Administration removes Trump allies from outlets
WASHINGTON >> The acting chief of the U.S. Agency for Global Media has fired the leaders of multiple federally funded news outlets as part of President Joe Biden’s administration’s sweeping effort to clear the agency of allies of former President Donald Trump.
The acting chief, Kelu Chao, fired the heads of Radio Free Europe/Radio Liberty, Radio Free Asia and the Middle East Broadcasting Network on Friday evening, according to two people familiar with the matter.
They had been appointed in December by the agency’s chief executive at the time, Michael Pack, an ally of former Trump aide Steve Bannon, as part of a broader effort to remove what he believed was partisan bias from the news outlets. Numerous current and former employees at the agency had accused Pack of trying to turn it into a mouthpiece for the Trump administration.

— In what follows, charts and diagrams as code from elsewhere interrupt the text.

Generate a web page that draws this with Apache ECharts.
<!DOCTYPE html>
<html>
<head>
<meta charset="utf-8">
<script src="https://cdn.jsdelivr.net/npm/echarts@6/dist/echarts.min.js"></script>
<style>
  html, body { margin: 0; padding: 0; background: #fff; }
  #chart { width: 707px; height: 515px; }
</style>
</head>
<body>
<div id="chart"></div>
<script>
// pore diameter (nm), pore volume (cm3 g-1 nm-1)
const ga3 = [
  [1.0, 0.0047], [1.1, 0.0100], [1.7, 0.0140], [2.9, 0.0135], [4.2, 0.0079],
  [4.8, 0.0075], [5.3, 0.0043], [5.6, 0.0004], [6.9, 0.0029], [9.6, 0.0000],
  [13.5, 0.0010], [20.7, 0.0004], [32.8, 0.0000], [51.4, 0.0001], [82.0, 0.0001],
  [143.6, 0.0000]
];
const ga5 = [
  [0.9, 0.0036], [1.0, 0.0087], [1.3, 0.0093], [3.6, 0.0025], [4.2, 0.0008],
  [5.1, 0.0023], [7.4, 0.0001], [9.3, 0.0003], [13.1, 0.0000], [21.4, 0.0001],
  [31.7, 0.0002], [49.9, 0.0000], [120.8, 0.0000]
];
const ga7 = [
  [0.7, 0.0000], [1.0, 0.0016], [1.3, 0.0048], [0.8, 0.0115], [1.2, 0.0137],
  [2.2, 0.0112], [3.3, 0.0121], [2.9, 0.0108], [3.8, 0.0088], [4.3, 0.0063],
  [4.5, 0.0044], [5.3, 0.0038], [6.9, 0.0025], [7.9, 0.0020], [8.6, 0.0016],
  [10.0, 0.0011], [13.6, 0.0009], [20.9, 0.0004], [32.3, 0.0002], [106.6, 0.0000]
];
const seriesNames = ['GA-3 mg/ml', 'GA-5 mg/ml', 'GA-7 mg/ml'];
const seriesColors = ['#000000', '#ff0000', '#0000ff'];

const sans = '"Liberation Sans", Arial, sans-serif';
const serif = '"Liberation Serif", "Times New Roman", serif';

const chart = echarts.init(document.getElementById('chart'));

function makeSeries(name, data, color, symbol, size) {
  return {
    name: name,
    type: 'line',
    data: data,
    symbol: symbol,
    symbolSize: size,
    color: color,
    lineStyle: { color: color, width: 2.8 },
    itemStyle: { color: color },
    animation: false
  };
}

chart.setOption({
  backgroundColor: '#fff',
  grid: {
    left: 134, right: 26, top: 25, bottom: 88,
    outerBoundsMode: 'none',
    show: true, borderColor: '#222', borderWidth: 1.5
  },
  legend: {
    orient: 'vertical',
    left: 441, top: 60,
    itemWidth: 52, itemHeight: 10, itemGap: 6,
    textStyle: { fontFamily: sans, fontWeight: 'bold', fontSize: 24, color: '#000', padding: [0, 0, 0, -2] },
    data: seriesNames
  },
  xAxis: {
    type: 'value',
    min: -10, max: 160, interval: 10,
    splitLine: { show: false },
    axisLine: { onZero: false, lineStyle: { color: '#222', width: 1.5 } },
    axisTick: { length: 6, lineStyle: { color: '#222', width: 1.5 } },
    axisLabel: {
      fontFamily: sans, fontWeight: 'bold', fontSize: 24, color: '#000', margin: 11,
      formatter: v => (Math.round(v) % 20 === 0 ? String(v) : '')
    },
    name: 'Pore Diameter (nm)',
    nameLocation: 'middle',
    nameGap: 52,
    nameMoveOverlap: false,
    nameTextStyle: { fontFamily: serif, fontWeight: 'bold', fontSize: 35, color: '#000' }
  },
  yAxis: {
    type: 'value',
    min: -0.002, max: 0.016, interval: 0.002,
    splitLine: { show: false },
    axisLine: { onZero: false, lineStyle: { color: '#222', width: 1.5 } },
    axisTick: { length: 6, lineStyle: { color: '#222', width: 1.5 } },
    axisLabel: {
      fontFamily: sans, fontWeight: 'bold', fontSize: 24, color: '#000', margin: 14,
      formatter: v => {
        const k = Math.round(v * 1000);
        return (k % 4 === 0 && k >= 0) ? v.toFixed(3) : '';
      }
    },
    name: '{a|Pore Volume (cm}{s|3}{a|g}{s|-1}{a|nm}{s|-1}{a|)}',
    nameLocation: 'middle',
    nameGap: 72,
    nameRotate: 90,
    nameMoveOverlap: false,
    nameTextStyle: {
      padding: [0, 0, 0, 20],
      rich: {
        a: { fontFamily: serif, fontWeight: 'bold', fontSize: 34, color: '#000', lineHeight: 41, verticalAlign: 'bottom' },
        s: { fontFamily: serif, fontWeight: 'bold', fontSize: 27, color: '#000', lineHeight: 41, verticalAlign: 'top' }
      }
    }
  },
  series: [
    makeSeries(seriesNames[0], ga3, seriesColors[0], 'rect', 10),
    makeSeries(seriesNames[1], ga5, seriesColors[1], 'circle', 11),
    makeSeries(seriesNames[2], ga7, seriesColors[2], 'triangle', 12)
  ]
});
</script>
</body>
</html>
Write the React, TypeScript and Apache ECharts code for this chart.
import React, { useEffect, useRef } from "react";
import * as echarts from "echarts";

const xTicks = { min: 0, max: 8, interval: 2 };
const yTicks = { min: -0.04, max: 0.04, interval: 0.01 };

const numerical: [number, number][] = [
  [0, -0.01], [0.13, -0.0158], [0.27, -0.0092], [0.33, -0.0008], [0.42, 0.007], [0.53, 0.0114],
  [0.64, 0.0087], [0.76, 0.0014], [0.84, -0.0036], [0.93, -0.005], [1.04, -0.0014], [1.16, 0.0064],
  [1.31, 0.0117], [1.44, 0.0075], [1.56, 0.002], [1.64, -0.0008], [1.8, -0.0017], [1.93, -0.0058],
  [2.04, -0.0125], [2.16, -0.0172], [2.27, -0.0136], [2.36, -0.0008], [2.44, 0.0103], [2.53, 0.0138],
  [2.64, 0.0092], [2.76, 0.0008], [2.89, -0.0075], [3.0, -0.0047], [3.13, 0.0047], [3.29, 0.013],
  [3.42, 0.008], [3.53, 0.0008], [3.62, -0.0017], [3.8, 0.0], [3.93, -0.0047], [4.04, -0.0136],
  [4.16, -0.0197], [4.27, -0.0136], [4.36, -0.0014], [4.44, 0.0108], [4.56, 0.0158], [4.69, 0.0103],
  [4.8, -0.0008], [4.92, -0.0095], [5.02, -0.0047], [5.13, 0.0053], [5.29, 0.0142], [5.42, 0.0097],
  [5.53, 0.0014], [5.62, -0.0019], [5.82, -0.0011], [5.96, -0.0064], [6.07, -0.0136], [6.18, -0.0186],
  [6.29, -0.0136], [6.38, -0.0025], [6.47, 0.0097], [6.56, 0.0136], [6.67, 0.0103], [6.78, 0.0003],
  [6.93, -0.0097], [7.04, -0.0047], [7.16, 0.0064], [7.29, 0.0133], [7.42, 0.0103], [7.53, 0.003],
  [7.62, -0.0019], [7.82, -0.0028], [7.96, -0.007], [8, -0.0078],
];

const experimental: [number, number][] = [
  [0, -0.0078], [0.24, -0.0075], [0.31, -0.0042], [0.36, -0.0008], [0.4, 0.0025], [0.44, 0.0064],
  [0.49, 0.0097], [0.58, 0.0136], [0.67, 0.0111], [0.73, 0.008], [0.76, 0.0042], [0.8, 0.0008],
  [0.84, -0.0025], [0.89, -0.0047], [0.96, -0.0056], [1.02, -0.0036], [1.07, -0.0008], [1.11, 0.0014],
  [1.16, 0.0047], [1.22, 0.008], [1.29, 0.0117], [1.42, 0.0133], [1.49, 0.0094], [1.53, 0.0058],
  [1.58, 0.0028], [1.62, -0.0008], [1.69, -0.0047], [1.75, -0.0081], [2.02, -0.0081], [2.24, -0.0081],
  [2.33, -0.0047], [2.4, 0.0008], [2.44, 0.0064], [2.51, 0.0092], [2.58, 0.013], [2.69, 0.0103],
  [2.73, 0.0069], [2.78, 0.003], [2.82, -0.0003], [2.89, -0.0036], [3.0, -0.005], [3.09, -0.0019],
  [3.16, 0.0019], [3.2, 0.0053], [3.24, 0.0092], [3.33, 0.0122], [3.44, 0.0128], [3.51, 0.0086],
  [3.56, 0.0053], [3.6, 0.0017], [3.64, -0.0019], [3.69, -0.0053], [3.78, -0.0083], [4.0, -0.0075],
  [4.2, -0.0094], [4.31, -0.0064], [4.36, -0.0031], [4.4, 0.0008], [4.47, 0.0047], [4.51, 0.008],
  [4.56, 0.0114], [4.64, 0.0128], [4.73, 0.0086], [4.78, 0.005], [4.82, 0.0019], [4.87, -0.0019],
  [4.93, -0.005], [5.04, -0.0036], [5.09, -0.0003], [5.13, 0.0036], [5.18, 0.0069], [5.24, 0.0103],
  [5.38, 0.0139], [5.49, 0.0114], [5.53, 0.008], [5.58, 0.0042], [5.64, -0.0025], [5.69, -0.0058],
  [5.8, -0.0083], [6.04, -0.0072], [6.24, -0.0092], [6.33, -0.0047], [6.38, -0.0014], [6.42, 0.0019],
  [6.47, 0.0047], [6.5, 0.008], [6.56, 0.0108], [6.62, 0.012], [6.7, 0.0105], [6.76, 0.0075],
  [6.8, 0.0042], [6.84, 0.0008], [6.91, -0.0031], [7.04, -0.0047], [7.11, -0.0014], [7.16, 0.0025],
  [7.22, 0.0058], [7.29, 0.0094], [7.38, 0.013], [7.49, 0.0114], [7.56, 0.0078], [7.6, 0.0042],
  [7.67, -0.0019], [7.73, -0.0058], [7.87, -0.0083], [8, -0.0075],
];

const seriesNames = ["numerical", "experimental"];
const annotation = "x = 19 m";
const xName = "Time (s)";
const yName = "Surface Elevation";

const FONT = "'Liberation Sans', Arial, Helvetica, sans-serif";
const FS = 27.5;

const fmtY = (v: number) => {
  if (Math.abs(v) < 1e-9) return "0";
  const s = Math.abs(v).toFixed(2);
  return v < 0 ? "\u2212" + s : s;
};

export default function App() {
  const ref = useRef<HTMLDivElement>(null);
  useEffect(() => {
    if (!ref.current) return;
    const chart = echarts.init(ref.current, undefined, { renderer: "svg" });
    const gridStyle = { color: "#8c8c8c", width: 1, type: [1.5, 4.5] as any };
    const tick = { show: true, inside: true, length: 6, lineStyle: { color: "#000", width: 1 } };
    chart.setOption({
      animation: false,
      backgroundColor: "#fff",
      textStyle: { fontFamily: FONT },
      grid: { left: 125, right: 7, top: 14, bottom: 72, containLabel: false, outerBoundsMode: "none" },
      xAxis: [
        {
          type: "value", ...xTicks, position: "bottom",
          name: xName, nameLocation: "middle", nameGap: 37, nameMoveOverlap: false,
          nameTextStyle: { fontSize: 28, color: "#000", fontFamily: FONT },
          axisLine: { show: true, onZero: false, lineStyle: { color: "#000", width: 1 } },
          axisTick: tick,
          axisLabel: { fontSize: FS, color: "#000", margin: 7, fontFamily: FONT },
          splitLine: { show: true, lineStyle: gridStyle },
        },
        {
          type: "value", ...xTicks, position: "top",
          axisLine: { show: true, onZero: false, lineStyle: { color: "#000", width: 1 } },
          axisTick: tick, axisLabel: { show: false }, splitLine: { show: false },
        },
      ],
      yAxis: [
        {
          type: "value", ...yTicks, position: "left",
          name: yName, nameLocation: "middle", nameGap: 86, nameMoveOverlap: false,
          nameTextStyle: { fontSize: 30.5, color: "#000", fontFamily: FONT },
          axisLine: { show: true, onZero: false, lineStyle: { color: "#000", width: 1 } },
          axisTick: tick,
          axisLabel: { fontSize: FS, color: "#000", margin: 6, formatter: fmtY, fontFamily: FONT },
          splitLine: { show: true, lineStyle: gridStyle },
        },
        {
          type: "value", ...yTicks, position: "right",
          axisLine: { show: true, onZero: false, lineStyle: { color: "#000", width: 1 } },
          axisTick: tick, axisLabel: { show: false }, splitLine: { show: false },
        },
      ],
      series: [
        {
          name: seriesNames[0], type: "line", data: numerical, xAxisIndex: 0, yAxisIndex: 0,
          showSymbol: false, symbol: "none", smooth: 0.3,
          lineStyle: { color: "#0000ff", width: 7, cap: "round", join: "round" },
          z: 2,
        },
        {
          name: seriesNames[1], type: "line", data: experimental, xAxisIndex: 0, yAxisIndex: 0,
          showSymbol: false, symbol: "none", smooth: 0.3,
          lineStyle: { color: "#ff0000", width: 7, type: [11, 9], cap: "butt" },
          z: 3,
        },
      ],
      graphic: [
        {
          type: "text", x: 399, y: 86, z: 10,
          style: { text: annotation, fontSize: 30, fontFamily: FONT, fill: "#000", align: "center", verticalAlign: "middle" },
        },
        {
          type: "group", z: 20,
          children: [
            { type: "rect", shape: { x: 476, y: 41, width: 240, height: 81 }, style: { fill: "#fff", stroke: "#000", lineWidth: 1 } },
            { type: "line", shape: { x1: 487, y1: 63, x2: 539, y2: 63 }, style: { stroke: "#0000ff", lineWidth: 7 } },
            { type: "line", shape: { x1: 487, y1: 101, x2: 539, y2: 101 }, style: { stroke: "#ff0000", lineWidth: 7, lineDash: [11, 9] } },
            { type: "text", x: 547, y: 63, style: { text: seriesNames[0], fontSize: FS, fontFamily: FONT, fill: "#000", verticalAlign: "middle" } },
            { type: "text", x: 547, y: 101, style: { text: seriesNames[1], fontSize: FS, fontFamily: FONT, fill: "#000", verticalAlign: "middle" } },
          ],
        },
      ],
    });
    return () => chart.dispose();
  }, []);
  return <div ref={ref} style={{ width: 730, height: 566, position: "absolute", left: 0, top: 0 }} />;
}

A spokesperson for the U.S. Agency for Global
Media declined to comment.
The dismissals are the latest in a series of changes at the U.S. Agency for Global Media, and the federally funded news outlets it oversees, under the Biden administration.
On Thursday, the director of Voice of America and his deputy were removed from their posts, and the head of the Office of Cuba Broadcasting also resigned. A day before that, Pack stepped down at the request of the Biden administration.
Ted Lipien, who ran Radio Free Europe/Radio Liberty, was once a highranking official at VOA and became a sharp critic of the media agency. Stephen Yates, who led Radio Free Asia, was previously chair of the Idaho Republican Party and also served as former Vice President Dick Cheney’s deputy national security adviser. Victoria Coates, who ran the Middle East Broadcasting Network, was a deputy national security adviser in the Trump administration.